» **Direction**: Pictures stay out of the copy; set down each line of the listing below exactly.
##########
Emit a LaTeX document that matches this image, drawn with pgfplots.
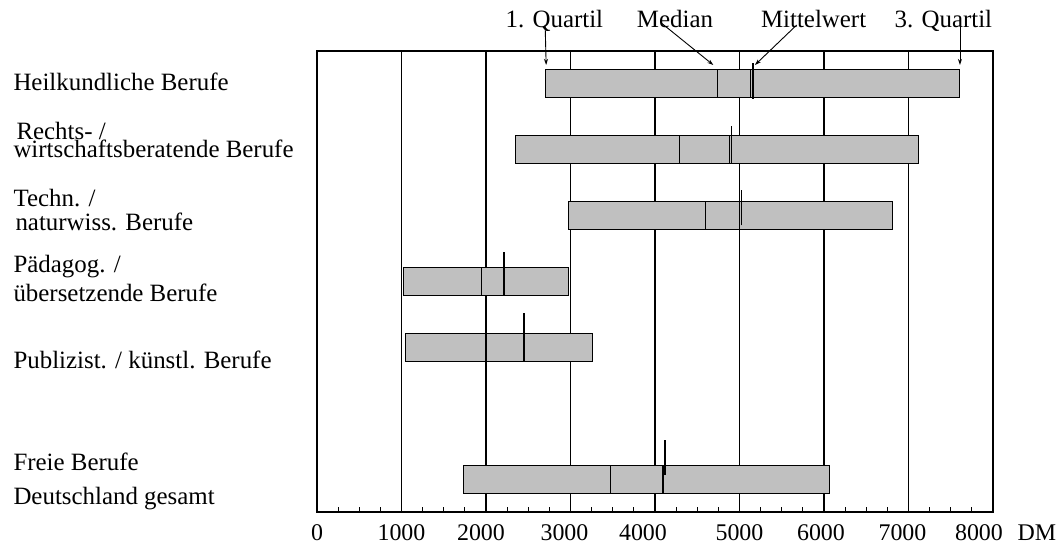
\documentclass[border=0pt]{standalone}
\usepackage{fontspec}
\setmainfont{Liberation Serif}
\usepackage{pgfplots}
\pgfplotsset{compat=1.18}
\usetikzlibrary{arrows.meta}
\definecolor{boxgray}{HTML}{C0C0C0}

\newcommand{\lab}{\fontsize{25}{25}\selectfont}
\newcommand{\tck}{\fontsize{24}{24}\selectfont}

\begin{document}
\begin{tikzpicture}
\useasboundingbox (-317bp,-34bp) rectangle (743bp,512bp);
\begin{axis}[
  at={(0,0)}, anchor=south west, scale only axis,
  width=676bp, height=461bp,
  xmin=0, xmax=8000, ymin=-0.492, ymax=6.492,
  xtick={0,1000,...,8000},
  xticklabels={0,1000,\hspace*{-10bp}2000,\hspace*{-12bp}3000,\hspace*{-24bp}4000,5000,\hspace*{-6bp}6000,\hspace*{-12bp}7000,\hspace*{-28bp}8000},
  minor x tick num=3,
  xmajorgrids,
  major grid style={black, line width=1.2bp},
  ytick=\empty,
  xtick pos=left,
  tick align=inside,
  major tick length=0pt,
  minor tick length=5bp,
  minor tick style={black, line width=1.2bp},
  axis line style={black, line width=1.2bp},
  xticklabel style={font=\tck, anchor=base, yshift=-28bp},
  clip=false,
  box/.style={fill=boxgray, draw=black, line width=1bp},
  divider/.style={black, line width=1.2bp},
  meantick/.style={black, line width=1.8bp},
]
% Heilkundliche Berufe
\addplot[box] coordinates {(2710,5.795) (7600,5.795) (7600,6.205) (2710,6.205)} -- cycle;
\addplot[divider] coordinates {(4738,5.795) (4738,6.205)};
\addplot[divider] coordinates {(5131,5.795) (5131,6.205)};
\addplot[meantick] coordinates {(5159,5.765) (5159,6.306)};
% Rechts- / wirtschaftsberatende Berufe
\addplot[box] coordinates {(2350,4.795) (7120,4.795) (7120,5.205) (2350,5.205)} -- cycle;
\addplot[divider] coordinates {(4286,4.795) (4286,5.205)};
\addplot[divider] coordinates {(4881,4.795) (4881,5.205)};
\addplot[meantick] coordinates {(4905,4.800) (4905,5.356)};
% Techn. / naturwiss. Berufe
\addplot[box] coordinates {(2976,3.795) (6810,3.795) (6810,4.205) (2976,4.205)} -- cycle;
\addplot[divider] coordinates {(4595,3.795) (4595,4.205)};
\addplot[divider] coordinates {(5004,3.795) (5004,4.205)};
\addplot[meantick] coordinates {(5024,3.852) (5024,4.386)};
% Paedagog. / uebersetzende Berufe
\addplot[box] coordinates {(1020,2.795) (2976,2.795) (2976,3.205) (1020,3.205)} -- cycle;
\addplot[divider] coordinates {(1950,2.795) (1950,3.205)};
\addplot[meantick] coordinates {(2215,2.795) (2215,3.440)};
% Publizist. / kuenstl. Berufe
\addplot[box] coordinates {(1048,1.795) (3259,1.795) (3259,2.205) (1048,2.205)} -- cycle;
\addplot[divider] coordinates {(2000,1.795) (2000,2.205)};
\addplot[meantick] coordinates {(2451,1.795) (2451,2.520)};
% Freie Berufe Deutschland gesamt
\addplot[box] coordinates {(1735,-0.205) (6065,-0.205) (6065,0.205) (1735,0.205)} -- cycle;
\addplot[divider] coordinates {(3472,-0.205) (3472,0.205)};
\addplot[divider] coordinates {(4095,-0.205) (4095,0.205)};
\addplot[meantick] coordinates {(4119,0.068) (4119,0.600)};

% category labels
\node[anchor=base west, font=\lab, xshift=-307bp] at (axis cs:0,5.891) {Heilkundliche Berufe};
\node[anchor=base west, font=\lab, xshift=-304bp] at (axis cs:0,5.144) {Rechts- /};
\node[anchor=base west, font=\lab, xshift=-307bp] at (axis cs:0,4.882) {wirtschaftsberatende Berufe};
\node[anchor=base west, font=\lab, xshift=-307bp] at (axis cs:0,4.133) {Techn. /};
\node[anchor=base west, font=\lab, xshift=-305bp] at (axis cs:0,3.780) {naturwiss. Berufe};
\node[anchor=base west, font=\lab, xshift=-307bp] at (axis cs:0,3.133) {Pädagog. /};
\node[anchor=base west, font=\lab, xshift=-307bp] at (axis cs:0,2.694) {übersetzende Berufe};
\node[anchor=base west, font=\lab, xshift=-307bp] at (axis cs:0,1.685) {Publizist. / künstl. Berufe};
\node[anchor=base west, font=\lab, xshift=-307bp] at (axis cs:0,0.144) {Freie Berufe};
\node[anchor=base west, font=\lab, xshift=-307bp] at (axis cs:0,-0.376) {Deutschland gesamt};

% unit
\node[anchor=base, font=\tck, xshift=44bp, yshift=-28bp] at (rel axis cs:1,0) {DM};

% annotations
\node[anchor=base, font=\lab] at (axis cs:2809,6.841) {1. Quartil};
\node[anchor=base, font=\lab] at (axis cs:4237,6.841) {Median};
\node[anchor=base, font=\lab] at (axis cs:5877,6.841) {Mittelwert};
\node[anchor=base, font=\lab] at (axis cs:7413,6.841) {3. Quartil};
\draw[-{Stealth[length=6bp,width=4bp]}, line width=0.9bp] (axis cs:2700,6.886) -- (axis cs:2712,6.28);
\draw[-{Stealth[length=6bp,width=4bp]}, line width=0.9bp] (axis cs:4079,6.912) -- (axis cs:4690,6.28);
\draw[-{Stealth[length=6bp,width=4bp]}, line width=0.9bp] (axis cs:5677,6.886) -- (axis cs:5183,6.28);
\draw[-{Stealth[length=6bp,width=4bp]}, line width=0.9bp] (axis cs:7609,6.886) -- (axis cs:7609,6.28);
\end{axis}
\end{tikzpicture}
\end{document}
##########
» **Solved problem**:
Emit a LaTeX document that matches this image, drawn with pgfplots.
\documentclass[border=0pt]{standalone}
\usepackage{fontspec}
\setmainfont{Liberation Serif}
\usepackage{pgfplots}
\pgfplotsset{compat=1.18}
\usetikzlibrary{arrows.meta}
\definecolor{boxgray}{HTML}{C0C0C0}

\newcommand{\lab}{\fontsize{25}{25}\selectfont}
\newcommand{\tck}{\fontsize{24}{24}\selectfont}

\begin{document}
\begin{tikzpicture}
\useasboundingbox (-317bp,-34bp) rectangle (743bp,512bp);
\begin{axis}[
  at={(0,0)}, anchor=south west, scale only axis,
  width=676bp, height=461bp,
  xmin=0, xmax=8000, ymin=-0.492, ymax=6.492,
  xtick={0,1000,...,8000},
  xticklabels={0,1000,\hspace*{-10bp}2000,\hspace*{-12bp}3000,\hspace*{-24bp}4000,5000,\hspace*{-6bp}6000,\hspace*{-12bp}7000,\hspace*{-28bp}8000},
  minor x tick num=3,
  xmajorgrids,
  major grid style={black, line width=1.2bp},
  ytick=\empty,
  xtick pos=left,
  tick align=inside,
  major tick length=0pt,
  minor tick length=5bp,
  minor tick style={black, line width=1.2bp},
  axis line style={black, line width=1.2bp},
  xticklabel style={font=\tck, anchor=base, yshift=-28bp},
  clip=false,
  box/.style={fill=boxgray, draw=black, line width=1bp},
  divider/.style={black, line width=1.2bp},
  meantick/.style={black, line width=1.8bp},
]
% Heilkundliche Berufe
\addplot[box] coordinates {(2710,5.795) (7600,5.795) (7600,6.205) (2710,6.205)} -- cycle;
\addplot[divider] coordinates {(4738,5.795) (4738,6.205)};
\addplot[divider] coordinates {(5131,5.795) (5131,6.205)};
\addplot[meantick] coordinates {(5159,5.765) (5159,6.306)};
% Rechts- / wirtschaftsberatende Berufe
\addplot[box] coordinates {(2350,4.795) (7120,4.795) (7120,5.205) (2350,5.205)} -- cycle;
\addplot[divider] coordinates {(4286,4.795) (4286,5.205)};
\addplot[divider] coordinates {(4881,4.795) (4881,5.205)};
\addplot[meantick] coordinates {(4905,4.800) (4905,5.356)};
% Techn. / naturwiss. Berufe
\addplot[box] coordinates {(2976,3.795) (6810,3.795) (6810,4.205) (2976,4.205)} -- cycle;
\addplot[divider] coordinates {(4595,3.795) (4595,4.205)};
\addplot[divider] coordinates {(5004,3.795) (5004,4.205)};
\addplot[meantick] coordinates {(5024,3.852) (5024,4.386)};
% Paedagog. / uebersetzende Berufe
\addplot[box] coordinates {(1020,2.795) (2976,2.795) (2976,3.205) (1020,3.205)} -- cycle;
\addplot[divider] coordinates {(1950,2.795) (1950,3.205)};
\addplot[meantick] coordinates {(2215,2.795) (2215,3.440)};
% Publizist. / kuenstl. Berufe
\addplot[box] coordinates {(1048,1.795) (3259,1.795) (3259,2.205) (1048,2.205)} -- cycle;
\addplot[divider] coordinates {(2000,1.795) (2000,2.205)};
\addplot[meantick] coordinates {(2451,1.795) (2451,2.520)};
% Freie Berufe Deutschland gesamt
\addplot[box] coordinates {(1735,-0.205) (6065,-0.205) (6065,0.205) (1735,0.205)} -- cycle;
\addplot[divider] coordinates {(3472,-0.205) (3472,0.205)};
\addplot[divider] coordinates {(4095,-0.205) (4095,0.205)};
\addplot[meantick] coordinates {(4119,0.068) (4119,0.600)};

% category labels
\node[anchor=base west, font=\lab, xshift=-307bp] at (axis cs:0,5.891) {Heilkundliche Berufe};
\node[anchor=base west, font=\lab, xshift=-304bp] at (axis cs:0,5.144) {Rechts- /};
\node[anchor=base west, font=\lab, xshift=-307bp] at (axis cs:0,4.882) {wirtschaftsberatende Berufe};
\node[anchor=base west, font=\lab, xshift=-307bp] at (axis cs:0,4.133) {Techn. /};
\node[anchor=base west, font=\lab, xshift=-305bp] at (axis cs:0,3.780) {naturwiss. Berufe};
\node[anchor=base west, font=\lab, xshift=-307bp] at (axis cs:0,3.133) {Pädagog. /};
\node[anchor=base west, font=\lab, xshift=-307bp] at (axis cs:0,2.694) {übersetzende Berufe};
\node[anchor=base west, font=\lab, xshift=-307bp] at (axis cs:0,1.685) {Publizist. / künstl. Berufe};
\node[anchor=base west, font=\lab, xshift=-307bp] at (axis cs:0,0.144) {Freie Berufe};
\node[anchor=base west, font=\lab, xshift=-307bp] at (axis cs:0,-0.376) {Deutschland gesamt};

% unit
\node[anchor=base, font=\tck, xshift=44bp, yshift=-28bp] at (rel axis cs:1,0) {DM};

% annotations
\node[anchor=base, font=\lab] at (axis cs:2809,6.841) {1. Quartil};
\node[anchor=base, font=\lab] at (axis cs:4237,6.841) {Median};
\node[anchor=base, font=\lab] at (axis cs:5877,6.841) {Mittelwert};
\node[anchor=base, font=\lab] at (axis cs:7413,6.841) {3. Quartil};
\draw[-{Stealth[length=6bp,width=4bp]}, line width=0.9bp] (axis cs:2700,6.886) -- (axis cs:2712,6.28);
\draw[-{Stealth[length=6bp,width=4bp]}, line width=0.9bp] (axis cs:4079,6.912) -- (axis cs:4690,6.28);
\draw[-{Stealth[length=6bp,width=4bp]}, line width=0.9bp] (axis cs:5677,6.886) -- (axis cs:5183,6.28);
\draw[-{Stealth[length=6bp,width=4bp]}, line width=0.9bp] (axis cs:7609,6.886) -- (axis cs:7609,6.28);
\end{axis}
\end{tikzpicture}
\end{document}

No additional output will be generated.